Reformation of the Judgment
In his second issue, appellant contends the judgment revoking community supervision improperly reflects the plea to the State's motion to revoke as "TRUE" when appellant's plea was "NOT TRUE." Appellant asks this Court to correct the judgment to accurately reflect appellant's plea. Our review of the record indicates appellant's plea was "NOT TRUE" to the motion to revoke. The State does not contest appellant's request for reformation of the judgment to correctly reflect appellant's plea.

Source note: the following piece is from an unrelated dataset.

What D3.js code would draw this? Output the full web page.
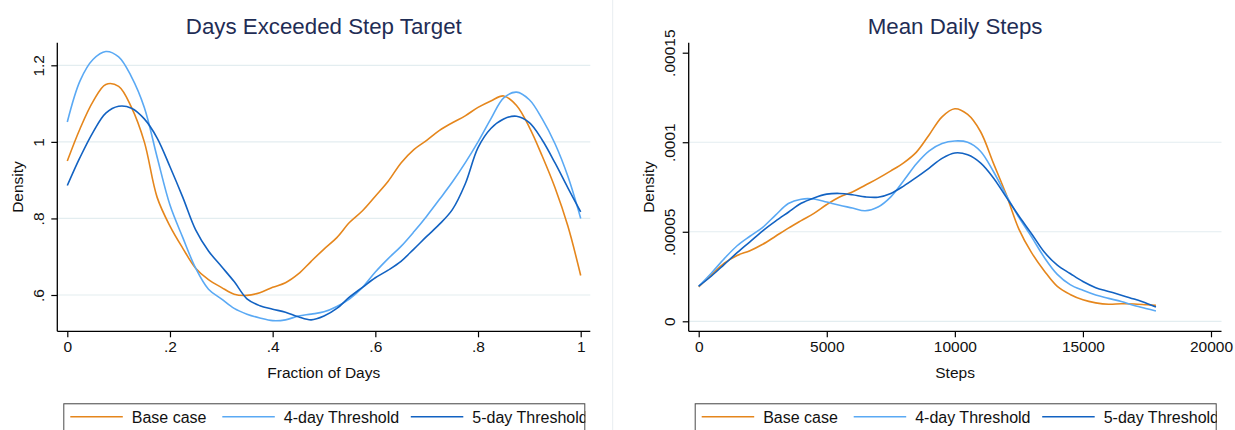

We have the power to correct a clerical error in a judgment to properly reflect what occurred in the trial court as shown by the record. See TEX. R. APP. P. 43.2(b); French v. State, 830 S.W.2d 607, 609 (Tex. Crim. App. 1992). Therefore, we sustain appellant's second issue and modify the judgment to reflect appellant pled "NOT TRUE" to the State's motion to revoke. As reformed, we affirm the judgment of the trial court.
___________
DAVID L. BRIDGES
JUSTICE
Do Not Publish
TEX. R. APP. P. 47
JUDGMENT
KENNETH FITZGERALD, Appellant
V.
THE STATE OF TEXAS, Appellee
No. 05-12-00541-CR
On Appeal from the 204th Judicial District
Court, Dallas County, Texas
Trial Court Cause No. F92-73565-Q.
Opinion delivered by Justice Bridges.
Justices Lang and Myers participating.
Based on the Court's opinion of this date, the judgment of the trial court is MODIFIED as follows:
Appellant's plea to the State's motion to revoke is changed from "TRUE" to a plea of "NOT TRUE."As REFORMED, the judgment is AFFIRMED.